Der Celebrity-Effekt

Apropos Identifikation. Das Beste zum Schluss: Wenn es Ihnen gelingt, die Figur tatsächlich zum Leben zu erwecken und sie obendrein auch noch sympathisch erscheinen zu lassen, dann kann ein unerwarteter Effekt eintreten: Die Kunden schließen den Avatar ins Herz. Und sie holen ihn zu sich in die echte Welt.

Ungelogen: Während ich diesen Beitrag schreibe, kommt via Email die Anfrage nach Vektordaten für Avatar Felix; der Kunde möchten ihn gern auf der Hannover Messe am Stand präsentieren.

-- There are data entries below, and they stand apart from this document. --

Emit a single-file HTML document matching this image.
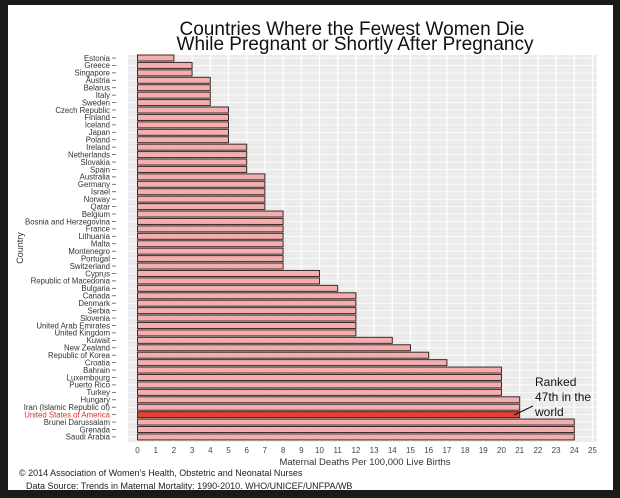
<!DOCTYPE html>
<html><head><meta charset="utf-8"><style>
body{margin:0;background:#1a1a1a;width:620px;height:498px;overflow:hidden}
svg{display:block;font-family:"Liberation Sans",Arial,sans-serif}
</style></head><body>
<svg id="c" width="620" height="498">
<rect x="8" y="5" width="605" height="485" fill="#ffffff"/>
<text x="352" y="35" font-size="19" text-anchor="middle" fill="#111">Countries Where the Fewest Women Die</text>
<text x="355" y="50" font-size="19" text-anchor="middle" fill="#111">While Pregnant or Shortly After Pregnancy</text>
<rect x="128" y="55" width="469" height="387" fill="#ebebeb"/>
<g id="grid"></g><g id="bars"></g><g id="ylab"></g><g id="xlab"></g>
<text x="365" y="465" font-size="9.5" text-anchor="middle" fill="#333">Maternal Deaths Per 100,000 Live Births</text>
<text transform="translate(23,248) rotate(-90)" font-size="9" text-anchor="middle" fill="#333">Country</text>
<text x="19" y="476" font-size="9" fill="#222">© 2014 Association of Women's Health, Obstetric and Neonatal Nurses</text>
<text x="26" y="489" font-size="9" fill="#222">Data Source: Trends in Maternal Mortality: 1990-2010. WHO/UNICEF/UNFPA/WB</text>
<text x="535" y="386" font-size="12" fill="#111">Ranked</text>
<text x="535" y="401" font-size="12" fill="#111">47th in the</text>
<text x="535" y="416" font-size="12" fill="#111">world</text>
<line x1="533" y1="406" x2="514" y2="415" stroke="#111" stroke-width="1"/>
</svg>
<script>
const countries=["Estonia","Greece","Singapore","Austria","Belarus","Italy","Sweden","Czech Republic","Finland","Iceland","Japan","Poland","Ireland","Netherlands","Slovakia","Spain","Australia","Germany","Israel","Norway","Qatar","Belgium","Bosnia and Herzegovina","France","Lithuania","Malta","Montenegro","Portugal","Switzerland","Cyprus","Republic of Macedonia","Bulgaria","Canada","Denmark","Serbia","Slovenia","United Arab Emirates","United Kingdom","Kuwait","New Zealand","Republic of Korea","Croatia","Bahrain","Luxembourg","Puerto Rico","Turkey","Hungary","Iran (Islamic Republic of)","United States of America","Brunei Darussalam","Grenada","Saudi Arabia"];
const deaths=[2,3,3,4,4,4,4,5,5,5,5,5,6,6,6,6,7,7,7,7,7,8,8,8,8,8,8,8,8,10,10,11,12,12,12,12,12,12,14,15,16,17,20,20,20,20,21,21,21,24,24,24];
const xTicks=[0,1,2,3,4,5,6,7,8,9,10,11,12,13,14,15,16,17,18,19,20,21,22,23,24,25];
const highlight="United States of America";
const NS="http://www.w3.org/2000/svg";
const x=v=>137.5+v*18.2;
const y=i=>58+i*7.43;
function mk(t,a,p){const e=document.createElementNS(NS,t);for(const k in a)e.setAttribute(k,a[k]);document.getElementById(p).appendChild(e);return e;}
xTicks.forEach(t=>{
  const g=mk('line',{x1:x(t),x2:x(t),y1:55,y2:442,stroke:'#fff','stroke-width':1.2},'grid');
  
  
  const l=mk('text',{x:x(t),y:453,'font-size':8,'text-anchor':'middle',fill:'#444'},'xlab');
  l.textContent=t;
  
  
});
countries.forEach((c,i)=>{
  const gl=mk('line',{x1:128,x2:597,y1:y(i),y2:y(i),stroke:'#fff','stroke-width':0.8},'grid');
  
  
  const hi=c===highlight;
  const b=mk('rect',{x:x(0),y:y(i)-3,width:x(deaths[i])-x(0),height:6,fill:hi?'#e8402e':'#f4aeae',stroke:'#3a2a2a','stroke-width':1},'bars');
  
  
  const t=mk('text',{x:110,y:y(i)+2.8,'font-size':7.8,'text-anchor':'end',fill:hi?'#e0302a':'#333'},'ylab');
  t.textContent=c;
  
  
  const tk=mk('line',{x1:112,x2:116,y1:y(i),y2:y(i),stroke:'#555','stroke-width':0.8},'ylab');
  
  
});
</script>
</body></html>
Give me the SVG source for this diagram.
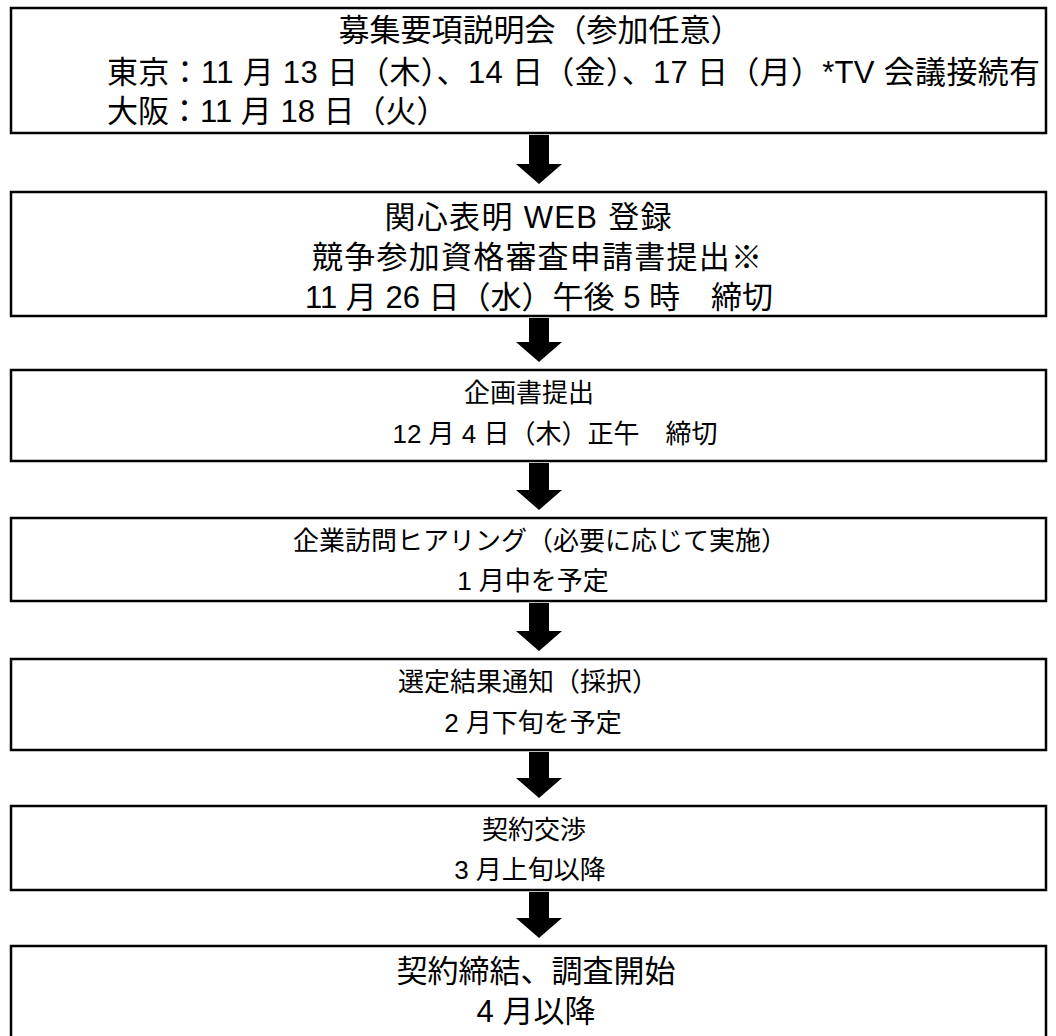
<svg xmlns="http://www.w3.org/2000/svg" width="1056" height="1036" viewBox="0 0 1056 1036">
<style>
.box{fill:#fff;stroke:#000;stroke-width:2.5}
.t{font-family:"Liberation Sans","Noto Sans CJK JP",sans-serif;font-size:31px;fill:#000}
.s{font-size:26px}
.c{text-anchor:middle}
.arrow{fill:#000}
</style>
<rect width="1056" height="1036" fill="#fff"/>
<g id="n1">
<rect class="box" x="11" y="8" width="1035" height="125"/>
<text class="t c" x="540" y="41">募集要項説明会（参加任意）</text>
<text class="t" x="107" y="83" textLength="933" lengthAdjust="spacing">東京：11 月 13 日（木）、14 日（金）、17 日（月）*TV 会議接続有</text>
<text class="t" x="107" y="122">大阪：11 月 18 日（火）</text>
</g>
<g id="n2">
<rect class="box" x="11" y="192" width="1035" height="124"/>
<text class="t c" x="528" y="228" textLength="287" lengthAdjust="spacing">関心表明 WEB 登録</text>
<text class="t c" x="537" y="268" textLength="450" lengthAdjust="spacing">競争参加資格審査申請書提出※</text>
<text class="t c" x="539" y="308">11 月 26 日（水）午後 5 時　締切</text>
</g>
<g id="n3">
<rect class="box" x="11" y="370" width="1035" height="91"/>
<text class="t s c" x="529" y="402">企画書提出</text>
<text class="t s c" x="555" y="443">12 月 4 日（木）正午　締切</text>
</g>
<g id="n4">
<rect class="box" x="11" y="518" width="1035" height="83"/>
<text class="t s c" x="540" y="550">企業訪問ヒアリング（必要に応じて実施）</text>
<text class="t s c" x="533" y="590">1 月中を予定</text>
</g>
<g id="n5">
<rect class="box" x="11" y="659" width="1035" height="91"/>
<text class="t s c" x="528" y="691">選定結果通知（採択）</text>
<text class="t s c" x="533" y="732">2 月下旬を予定</text>
</g>
<g id="n6">
<rect class="box" x="11" y="806" width="1035" height="84"/>
<text class="t s c" x="534" y="839">契約交渉</text>
<text class="t s c" x="530" y="879">3 月上旬以降</text>
</g>
<g id="n7">
<rect class="box" x="11" y="946" width="1035" height="100"/>
<text class="t c" x="536" y="982">契約締結、調査開始</text>
<text class="t c" x="536" y="1022">4 月以降</text>
</g>
<g id="connectors">
<path class="arrow" d="M529,135 H549 V164 H562 L539,184 L516,164 H529 Z"/>
<path class="arrow" d="M529,318 H549 V342 H562 L539,362 L516,342 H529 Z"/>
<path class="arrow" d="M529,463 H549 V490 H562 L539,510 L516,490 H529 Z"/>
<path class="arrow" d="M529,603 H549 V631 H562 L539,651 L516,631 H529 Z"/>
<path class="arrow" d="M529,752 H549 V778 H562 L539,798 L516,778 H529 Z"/>
<path class="arrow" d="M529,892 H549 V918 H562 L539,938 L516,918 H529 Z"/>
</g>
</svg>
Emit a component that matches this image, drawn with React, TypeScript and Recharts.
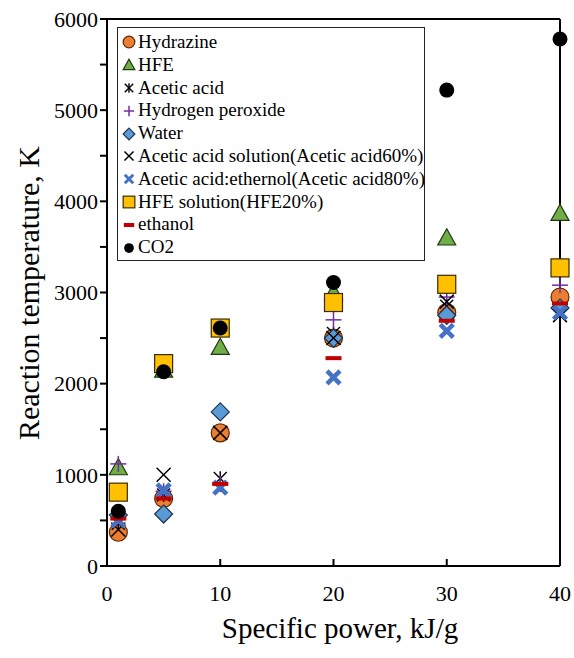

Felix ist kein Einzelfall. Ein anderer, Phil, steht heute als lebensgroße Figur aus beschichtetem Leimholz am Eingang einer internen Fortbildungsakademie. Er trägt eine Magnettafel, auf der die kommenden Kurse angekündigt werden. Phil ist so etwas wie ein Aushängeschild geworden.

Die Kette der Beispiele ist lang. Minimum ist, dass die Figuren in den Werbebroschüren wieder auftauchen.

Ein großer Finanzdienstleister gab eine vierteilige WBT-Serie fürs Autohaus in Auftrag. Zur Personalisierung der Inhalte entwarf ich mit dem Illustrator eine ganze Schar unterschiedlichster Typen. Das waren keine Avatare im eigentlichen Sinne, sondern eher Akteure, die leasen, finanzieren, eine Versicherung abschließen usw. Die prägnantesten von ihnen wurden später lebensgroß auf feste Pappe gedruckt und dienen seither als Statisten für Rollenspiele in den Präsenzschulungen.

Was will man mehr?

 

[1] R.C. Clark / R.E. Mayer: E-Learning and the Science of Instruction. 32011, S. 194

[2] Byron Reeves: The Benefits of Interactive Online Characters. Research Paper, Stanford 2004, S. 9: Research shows that over 90% of people can find a character in interactive sessions that they prefer over no character at all. (…) It is also important to note that a large majority of all users like characters; characters are not just for children and novices.

[3] Clark/Mayer (wie oben), S. 195

[4] Clark/Mayer (wie oben), S. 195

[5]  Bei der Durchführung solcher Workshops hat sich ein kleiner Fragenkatalog bewährt, den ich Ihnen auf Anfrage gern zusende.